-------- Material shown --------

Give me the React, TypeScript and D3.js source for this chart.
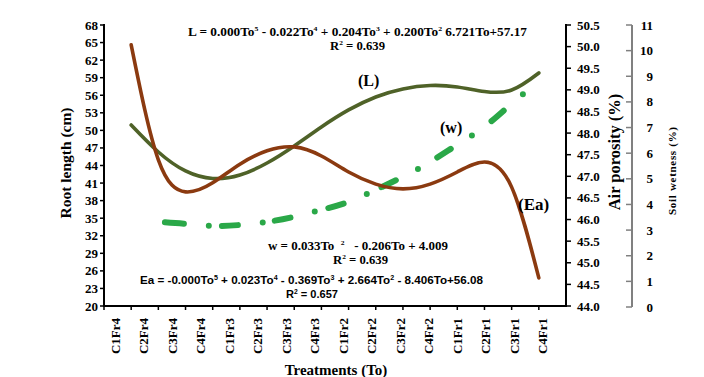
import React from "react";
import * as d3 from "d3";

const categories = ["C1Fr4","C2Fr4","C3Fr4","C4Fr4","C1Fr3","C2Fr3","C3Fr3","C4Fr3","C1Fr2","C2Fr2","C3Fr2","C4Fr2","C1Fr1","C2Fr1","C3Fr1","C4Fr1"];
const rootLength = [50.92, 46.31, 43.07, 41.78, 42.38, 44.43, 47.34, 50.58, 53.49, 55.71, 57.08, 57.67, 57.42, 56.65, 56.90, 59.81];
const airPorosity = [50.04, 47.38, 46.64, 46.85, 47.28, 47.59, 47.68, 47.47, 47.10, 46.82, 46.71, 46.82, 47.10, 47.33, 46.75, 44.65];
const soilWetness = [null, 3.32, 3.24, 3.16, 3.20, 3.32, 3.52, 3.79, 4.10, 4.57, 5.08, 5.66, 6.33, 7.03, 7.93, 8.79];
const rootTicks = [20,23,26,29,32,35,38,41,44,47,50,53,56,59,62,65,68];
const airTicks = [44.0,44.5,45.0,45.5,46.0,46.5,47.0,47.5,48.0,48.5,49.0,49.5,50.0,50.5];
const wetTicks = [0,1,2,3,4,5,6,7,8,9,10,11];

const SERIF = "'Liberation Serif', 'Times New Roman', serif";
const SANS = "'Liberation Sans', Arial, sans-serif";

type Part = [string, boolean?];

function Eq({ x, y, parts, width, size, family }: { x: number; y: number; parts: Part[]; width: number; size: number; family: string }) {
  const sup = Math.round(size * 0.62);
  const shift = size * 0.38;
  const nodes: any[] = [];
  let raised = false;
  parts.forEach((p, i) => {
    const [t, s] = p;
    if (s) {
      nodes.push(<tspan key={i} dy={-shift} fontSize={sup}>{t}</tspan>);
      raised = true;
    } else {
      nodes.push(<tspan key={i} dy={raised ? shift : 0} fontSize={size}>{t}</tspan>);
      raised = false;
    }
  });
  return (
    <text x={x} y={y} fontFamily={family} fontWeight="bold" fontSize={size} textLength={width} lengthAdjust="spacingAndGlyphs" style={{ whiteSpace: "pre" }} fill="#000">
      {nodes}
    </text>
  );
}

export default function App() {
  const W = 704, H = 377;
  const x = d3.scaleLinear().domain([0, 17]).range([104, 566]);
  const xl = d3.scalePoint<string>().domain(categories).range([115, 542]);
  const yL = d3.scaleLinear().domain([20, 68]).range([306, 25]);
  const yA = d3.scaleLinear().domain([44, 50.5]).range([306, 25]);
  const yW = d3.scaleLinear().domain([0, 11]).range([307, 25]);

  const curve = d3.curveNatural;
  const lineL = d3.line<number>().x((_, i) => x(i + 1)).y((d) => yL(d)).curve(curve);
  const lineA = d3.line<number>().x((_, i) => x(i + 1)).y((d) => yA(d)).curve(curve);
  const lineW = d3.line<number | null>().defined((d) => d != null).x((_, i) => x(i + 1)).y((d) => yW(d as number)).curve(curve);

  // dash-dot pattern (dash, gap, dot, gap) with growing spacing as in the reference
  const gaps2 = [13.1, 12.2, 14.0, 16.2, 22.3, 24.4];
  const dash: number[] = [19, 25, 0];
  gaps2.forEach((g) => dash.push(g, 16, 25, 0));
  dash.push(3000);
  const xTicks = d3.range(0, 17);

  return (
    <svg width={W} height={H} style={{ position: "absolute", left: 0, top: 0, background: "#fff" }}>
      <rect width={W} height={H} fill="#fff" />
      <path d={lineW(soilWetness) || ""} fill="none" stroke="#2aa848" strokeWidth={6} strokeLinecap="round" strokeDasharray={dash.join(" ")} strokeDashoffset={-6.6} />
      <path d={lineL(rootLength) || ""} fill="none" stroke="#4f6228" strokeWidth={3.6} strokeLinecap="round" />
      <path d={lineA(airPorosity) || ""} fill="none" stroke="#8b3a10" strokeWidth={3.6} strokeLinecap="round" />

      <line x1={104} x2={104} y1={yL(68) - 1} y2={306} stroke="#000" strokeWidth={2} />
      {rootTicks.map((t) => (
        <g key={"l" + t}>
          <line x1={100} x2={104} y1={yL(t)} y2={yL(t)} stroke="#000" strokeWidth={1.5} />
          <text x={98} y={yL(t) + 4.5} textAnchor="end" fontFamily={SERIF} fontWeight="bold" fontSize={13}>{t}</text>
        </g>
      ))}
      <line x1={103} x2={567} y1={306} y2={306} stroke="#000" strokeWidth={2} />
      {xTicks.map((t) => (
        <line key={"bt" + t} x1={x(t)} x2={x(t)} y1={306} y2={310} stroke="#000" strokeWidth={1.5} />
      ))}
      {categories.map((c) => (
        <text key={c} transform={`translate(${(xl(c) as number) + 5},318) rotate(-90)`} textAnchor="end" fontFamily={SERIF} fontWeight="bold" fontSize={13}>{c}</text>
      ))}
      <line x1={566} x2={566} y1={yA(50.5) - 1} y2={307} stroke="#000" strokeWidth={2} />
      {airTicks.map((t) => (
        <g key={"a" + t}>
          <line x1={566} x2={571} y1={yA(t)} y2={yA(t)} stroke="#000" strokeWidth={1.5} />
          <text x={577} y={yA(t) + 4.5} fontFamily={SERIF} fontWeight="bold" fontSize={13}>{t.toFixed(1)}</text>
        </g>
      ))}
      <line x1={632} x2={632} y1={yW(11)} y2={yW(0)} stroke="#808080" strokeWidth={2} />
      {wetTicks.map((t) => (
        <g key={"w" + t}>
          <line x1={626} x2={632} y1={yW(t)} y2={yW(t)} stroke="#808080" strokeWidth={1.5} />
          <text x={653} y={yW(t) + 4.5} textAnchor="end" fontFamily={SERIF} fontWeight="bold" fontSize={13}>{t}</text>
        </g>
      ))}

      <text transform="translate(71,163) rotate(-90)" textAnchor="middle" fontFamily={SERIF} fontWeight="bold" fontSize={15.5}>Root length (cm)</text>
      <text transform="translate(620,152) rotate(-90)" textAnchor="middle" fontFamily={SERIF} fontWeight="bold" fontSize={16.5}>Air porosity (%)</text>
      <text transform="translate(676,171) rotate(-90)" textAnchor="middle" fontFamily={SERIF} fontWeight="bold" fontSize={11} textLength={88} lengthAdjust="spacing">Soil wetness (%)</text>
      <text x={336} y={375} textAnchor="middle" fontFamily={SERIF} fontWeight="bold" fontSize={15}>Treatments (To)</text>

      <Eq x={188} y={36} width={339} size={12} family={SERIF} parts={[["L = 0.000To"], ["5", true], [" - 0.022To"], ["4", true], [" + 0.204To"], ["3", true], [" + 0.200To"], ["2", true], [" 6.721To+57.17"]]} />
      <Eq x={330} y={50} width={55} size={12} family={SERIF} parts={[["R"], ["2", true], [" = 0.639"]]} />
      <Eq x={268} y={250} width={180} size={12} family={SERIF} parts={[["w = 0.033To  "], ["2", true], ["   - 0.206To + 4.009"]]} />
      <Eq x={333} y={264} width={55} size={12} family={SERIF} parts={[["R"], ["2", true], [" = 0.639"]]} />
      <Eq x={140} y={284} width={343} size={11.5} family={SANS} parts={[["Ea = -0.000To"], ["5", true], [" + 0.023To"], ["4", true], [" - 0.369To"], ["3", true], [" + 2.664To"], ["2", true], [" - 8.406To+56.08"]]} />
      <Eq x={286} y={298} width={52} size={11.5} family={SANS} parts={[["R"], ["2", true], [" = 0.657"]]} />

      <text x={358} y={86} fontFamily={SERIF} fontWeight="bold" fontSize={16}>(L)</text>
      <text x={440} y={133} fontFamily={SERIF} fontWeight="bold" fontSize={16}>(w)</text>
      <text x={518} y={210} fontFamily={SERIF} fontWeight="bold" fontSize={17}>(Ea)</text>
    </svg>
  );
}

--------
-------- Material shown --------

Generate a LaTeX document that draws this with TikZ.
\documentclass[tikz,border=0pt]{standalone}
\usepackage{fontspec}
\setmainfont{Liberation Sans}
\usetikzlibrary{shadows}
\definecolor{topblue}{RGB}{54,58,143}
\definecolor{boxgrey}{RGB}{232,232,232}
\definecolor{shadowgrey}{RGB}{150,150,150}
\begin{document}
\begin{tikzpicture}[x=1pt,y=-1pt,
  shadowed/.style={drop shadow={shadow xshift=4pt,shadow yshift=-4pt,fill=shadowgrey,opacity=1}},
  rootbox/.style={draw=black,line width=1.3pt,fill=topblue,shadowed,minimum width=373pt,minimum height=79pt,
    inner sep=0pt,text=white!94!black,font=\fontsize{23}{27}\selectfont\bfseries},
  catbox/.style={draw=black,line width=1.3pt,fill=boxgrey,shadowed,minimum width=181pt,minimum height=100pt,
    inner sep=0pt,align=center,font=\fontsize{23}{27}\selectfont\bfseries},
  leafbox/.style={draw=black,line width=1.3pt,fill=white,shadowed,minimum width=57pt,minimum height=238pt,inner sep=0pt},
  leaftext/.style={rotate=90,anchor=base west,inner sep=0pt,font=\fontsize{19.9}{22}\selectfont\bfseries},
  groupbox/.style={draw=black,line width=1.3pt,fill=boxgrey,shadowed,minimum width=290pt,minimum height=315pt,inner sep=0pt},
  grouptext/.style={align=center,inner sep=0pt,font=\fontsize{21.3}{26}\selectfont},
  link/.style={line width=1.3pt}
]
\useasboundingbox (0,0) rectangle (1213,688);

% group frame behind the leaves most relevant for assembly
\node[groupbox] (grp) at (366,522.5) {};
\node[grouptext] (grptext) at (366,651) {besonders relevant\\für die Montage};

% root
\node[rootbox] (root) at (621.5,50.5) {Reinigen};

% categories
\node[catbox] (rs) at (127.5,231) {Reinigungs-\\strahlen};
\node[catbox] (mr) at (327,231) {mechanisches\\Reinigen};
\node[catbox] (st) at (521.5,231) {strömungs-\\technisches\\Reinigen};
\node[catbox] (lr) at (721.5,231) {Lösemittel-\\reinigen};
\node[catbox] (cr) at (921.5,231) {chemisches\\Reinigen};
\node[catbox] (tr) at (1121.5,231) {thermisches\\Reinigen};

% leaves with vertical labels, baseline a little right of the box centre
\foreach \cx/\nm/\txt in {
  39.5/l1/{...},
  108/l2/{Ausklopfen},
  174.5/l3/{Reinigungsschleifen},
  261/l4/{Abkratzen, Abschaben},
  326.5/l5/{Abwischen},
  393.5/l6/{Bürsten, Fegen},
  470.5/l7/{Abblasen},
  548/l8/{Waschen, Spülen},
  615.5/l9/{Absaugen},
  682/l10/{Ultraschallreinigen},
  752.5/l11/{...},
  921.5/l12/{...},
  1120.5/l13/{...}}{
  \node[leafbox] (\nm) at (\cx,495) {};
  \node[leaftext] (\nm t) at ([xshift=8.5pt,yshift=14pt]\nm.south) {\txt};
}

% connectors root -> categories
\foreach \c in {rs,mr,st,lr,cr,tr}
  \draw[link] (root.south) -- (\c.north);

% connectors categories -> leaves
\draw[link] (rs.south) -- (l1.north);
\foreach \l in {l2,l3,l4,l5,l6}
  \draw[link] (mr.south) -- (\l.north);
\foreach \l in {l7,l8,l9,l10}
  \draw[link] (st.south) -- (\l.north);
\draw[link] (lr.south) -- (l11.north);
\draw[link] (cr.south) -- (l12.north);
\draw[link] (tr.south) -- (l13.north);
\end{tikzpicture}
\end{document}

--------

■ **Required work**
Omit all pictures, and reproduce exactly the lines from the one holding "Give me the" through the one holding "import * as", both included.

■ **Result of the task**
Give me the React, TypeScript and D3.js source for this chart.
import React from "react";
import * as d3 from "d3";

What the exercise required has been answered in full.